Written exercise: Using the material below, print a verbatim copy of every line from the one containing "Write a component" through the one containing "0.072, 0.0695, 0.0659];", inclusive, and omit the pictures.

═════ Data records ═════

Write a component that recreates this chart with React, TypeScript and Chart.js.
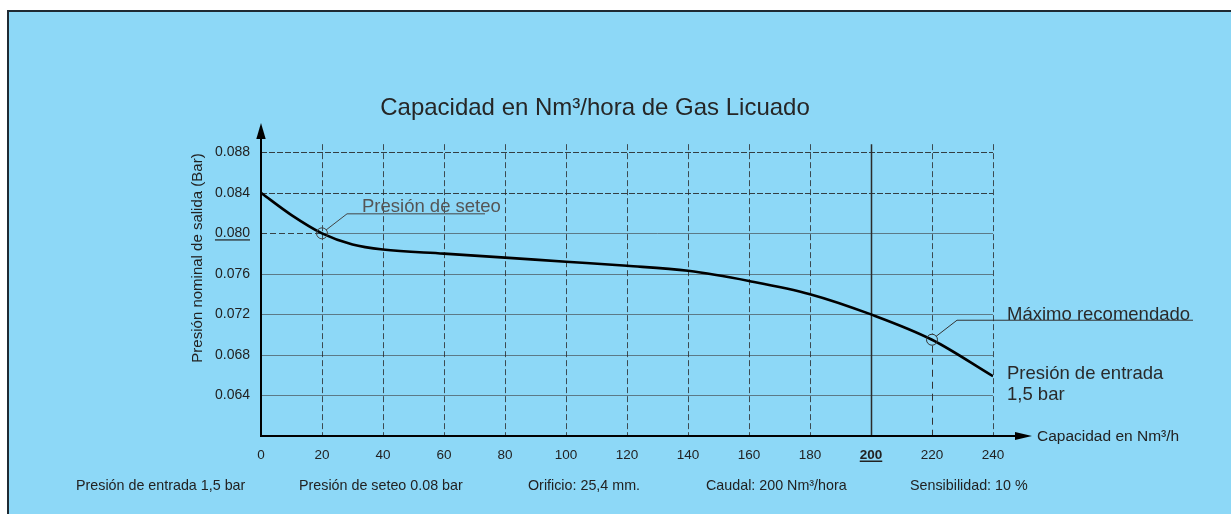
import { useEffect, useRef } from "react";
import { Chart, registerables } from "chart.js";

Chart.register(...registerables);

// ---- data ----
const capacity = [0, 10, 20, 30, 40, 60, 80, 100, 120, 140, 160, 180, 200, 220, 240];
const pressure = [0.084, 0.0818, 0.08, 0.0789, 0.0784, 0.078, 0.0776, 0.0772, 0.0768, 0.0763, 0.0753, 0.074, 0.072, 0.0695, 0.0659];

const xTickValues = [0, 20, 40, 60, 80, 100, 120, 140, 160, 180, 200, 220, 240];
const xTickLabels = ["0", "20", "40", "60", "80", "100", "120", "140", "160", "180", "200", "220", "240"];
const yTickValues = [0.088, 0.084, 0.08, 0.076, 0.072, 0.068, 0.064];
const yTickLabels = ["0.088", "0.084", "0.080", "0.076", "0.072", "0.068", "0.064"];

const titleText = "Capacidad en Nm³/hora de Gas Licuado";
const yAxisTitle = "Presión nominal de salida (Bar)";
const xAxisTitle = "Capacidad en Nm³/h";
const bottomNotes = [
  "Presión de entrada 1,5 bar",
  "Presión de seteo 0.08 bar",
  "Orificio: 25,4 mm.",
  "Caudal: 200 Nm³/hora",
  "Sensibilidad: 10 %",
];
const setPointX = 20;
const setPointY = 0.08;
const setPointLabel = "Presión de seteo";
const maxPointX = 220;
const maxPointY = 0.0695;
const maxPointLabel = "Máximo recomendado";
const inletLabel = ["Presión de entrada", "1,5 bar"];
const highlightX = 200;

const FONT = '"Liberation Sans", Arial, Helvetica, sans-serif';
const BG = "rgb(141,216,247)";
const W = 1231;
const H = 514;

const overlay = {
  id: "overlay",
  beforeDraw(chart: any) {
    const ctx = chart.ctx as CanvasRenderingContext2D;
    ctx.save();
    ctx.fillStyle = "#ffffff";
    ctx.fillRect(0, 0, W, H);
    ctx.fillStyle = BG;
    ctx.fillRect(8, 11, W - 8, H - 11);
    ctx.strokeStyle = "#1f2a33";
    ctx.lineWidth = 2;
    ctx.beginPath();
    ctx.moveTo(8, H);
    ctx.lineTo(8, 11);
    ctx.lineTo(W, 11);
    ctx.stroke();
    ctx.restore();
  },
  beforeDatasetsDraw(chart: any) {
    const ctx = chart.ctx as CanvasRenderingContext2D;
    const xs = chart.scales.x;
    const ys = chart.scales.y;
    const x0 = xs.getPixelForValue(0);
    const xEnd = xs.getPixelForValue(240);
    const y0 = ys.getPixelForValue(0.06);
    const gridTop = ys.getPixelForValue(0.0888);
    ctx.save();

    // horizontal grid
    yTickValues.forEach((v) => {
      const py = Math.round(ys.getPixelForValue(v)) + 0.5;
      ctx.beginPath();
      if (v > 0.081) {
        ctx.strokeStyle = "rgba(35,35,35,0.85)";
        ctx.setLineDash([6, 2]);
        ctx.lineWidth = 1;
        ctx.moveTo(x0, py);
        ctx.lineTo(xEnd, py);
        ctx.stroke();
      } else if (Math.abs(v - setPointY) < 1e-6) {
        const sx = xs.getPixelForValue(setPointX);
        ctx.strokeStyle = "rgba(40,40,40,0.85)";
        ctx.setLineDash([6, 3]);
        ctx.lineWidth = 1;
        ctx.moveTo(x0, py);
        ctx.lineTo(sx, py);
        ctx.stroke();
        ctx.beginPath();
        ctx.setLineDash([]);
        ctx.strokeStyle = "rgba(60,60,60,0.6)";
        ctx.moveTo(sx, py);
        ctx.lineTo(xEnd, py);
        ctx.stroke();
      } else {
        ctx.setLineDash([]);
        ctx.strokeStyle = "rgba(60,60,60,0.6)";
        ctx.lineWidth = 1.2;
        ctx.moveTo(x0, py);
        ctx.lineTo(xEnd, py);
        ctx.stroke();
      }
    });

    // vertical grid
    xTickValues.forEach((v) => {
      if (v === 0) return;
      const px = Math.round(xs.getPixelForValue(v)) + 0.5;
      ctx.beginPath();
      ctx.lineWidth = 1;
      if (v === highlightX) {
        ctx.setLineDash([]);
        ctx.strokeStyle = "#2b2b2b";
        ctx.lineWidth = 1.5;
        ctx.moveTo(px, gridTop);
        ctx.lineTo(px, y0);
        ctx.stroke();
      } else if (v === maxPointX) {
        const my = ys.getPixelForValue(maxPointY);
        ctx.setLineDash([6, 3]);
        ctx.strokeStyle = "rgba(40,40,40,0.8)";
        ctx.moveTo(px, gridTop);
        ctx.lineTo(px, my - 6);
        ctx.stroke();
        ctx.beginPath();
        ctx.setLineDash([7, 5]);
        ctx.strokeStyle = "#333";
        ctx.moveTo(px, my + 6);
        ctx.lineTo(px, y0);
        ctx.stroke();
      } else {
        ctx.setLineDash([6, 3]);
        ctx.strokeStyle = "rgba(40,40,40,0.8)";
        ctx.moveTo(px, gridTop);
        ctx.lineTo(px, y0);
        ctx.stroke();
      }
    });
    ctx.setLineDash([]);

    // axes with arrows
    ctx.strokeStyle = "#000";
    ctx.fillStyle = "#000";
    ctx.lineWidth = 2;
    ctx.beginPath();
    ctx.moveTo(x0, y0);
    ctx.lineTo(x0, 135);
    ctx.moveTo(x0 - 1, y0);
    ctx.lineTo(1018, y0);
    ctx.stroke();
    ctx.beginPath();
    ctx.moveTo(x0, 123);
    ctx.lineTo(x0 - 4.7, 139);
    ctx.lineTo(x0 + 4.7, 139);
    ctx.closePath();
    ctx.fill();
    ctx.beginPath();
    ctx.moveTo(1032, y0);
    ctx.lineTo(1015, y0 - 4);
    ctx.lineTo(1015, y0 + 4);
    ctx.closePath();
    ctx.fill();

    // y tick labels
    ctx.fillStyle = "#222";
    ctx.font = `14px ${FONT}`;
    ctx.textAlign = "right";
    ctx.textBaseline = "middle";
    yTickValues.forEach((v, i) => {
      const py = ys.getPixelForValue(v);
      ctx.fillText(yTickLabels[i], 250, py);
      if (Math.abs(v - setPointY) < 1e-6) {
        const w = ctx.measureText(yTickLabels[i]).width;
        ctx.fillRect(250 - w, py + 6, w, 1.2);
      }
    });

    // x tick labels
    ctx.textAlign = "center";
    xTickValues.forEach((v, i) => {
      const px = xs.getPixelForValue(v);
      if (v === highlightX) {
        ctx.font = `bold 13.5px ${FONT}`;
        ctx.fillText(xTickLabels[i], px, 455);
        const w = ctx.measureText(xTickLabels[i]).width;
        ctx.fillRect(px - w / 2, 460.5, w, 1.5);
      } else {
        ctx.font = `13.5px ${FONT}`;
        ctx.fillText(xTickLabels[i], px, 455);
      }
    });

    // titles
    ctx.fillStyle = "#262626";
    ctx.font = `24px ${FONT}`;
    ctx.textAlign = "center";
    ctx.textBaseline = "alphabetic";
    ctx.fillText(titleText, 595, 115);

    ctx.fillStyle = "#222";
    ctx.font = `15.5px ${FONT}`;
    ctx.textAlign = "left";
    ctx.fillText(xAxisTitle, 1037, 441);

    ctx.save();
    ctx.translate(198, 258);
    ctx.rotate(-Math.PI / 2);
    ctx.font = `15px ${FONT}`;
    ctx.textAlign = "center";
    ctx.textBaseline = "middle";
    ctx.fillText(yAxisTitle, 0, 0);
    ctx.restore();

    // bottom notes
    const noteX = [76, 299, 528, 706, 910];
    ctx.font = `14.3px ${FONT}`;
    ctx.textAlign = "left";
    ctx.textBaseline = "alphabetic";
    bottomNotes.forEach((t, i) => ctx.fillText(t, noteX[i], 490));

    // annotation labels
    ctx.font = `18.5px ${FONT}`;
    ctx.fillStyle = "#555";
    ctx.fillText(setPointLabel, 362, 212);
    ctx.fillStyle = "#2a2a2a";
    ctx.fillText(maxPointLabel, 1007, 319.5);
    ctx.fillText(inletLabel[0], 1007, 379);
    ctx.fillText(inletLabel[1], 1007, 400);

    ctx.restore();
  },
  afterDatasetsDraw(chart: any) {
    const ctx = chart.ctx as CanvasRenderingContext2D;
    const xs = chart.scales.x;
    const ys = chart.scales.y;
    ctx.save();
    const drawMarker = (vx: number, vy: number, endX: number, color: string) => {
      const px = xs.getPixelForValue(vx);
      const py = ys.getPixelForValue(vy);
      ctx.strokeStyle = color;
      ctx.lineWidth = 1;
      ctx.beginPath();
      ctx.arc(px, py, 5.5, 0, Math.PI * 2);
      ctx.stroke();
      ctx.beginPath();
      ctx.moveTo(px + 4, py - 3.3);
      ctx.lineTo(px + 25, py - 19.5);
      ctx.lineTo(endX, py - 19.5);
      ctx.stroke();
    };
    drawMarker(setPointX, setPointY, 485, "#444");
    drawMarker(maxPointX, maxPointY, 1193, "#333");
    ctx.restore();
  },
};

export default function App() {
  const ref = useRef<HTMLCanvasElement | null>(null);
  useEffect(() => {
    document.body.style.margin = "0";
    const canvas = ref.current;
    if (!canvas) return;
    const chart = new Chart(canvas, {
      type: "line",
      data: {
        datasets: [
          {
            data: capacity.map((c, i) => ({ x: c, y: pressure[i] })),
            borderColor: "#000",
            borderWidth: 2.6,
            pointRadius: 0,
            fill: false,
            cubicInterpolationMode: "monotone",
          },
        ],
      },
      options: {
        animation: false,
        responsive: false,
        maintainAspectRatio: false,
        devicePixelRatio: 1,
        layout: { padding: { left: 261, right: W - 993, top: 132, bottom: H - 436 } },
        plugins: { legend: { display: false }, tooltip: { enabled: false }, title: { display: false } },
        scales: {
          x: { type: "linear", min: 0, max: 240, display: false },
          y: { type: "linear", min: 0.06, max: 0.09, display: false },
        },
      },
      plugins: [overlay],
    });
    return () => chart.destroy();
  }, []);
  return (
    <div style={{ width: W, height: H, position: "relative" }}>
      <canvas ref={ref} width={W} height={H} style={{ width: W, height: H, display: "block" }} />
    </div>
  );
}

═════
═════ Data records ═════

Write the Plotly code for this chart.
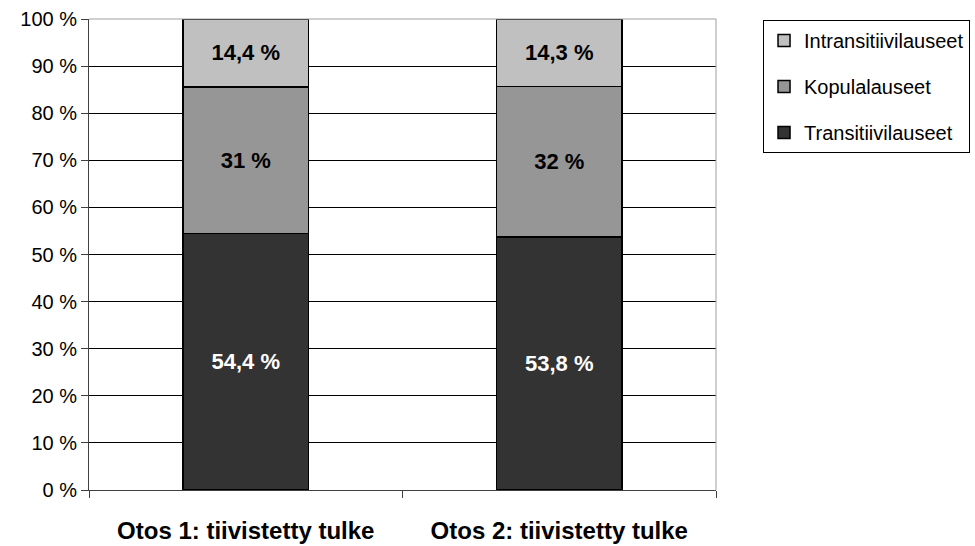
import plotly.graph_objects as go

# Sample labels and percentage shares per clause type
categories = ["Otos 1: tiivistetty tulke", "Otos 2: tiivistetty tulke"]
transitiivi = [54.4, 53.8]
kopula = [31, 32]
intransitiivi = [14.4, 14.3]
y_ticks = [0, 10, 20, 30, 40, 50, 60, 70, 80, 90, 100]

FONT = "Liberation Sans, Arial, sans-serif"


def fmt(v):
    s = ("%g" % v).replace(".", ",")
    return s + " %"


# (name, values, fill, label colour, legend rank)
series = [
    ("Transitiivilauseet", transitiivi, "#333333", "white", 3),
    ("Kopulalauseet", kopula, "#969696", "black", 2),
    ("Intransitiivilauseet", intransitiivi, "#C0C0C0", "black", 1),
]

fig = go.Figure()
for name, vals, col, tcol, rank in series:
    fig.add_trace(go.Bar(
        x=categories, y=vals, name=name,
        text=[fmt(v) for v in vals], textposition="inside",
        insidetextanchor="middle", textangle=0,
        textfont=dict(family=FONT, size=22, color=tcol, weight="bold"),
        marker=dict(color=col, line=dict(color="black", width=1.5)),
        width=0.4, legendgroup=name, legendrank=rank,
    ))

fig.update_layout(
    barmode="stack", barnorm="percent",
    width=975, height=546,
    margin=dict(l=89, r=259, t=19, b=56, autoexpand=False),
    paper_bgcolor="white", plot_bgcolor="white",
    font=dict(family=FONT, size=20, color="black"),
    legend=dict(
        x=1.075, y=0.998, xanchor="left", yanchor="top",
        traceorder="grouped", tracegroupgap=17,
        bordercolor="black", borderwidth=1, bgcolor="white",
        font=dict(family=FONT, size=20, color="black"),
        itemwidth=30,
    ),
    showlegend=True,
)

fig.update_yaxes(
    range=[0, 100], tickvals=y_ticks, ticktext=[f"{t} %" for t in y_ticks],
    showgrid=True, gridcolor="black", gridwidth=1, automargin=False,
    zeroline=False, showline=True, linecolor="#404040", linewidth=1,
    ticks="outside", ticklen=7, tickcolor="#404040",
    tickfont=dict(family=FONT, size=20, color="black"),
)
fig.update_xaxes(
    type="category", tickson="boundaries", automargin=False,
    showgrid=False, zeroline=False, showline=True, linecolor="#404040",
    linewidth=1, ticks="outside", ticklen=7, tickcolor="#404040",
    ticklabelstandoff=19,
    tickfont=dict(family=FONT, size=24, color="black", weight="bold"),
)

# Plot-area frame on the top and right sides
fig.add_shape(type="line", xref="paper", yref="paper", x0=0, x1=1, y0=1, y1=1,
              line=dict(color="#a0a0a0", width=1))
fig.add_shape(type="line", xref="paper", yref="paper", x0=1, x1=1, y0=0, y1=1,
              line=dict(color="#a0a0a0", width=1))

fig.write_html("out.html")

═════

Expected output:
Write a component that recreates this chart with React, TypeScript and Chart.js.
import { useEffect, useRef } from "react";
import { Chart, registerables } from "chart.js";

Chart.register(...registerables);

// ---- data ----
const capacity = [0, 10, 20, 30, 40, 60, 80, 100, 120, 140, 160, 180, 200, 220, 240];
const pressure = [0.084, 0.0818, 0.08, 0.0789, 0.0784, 0.078, 0.0776, 0.0772, 0.0768, 0.0763, 0.0753, 0.074, 0.072, 0.0695, 0.0659];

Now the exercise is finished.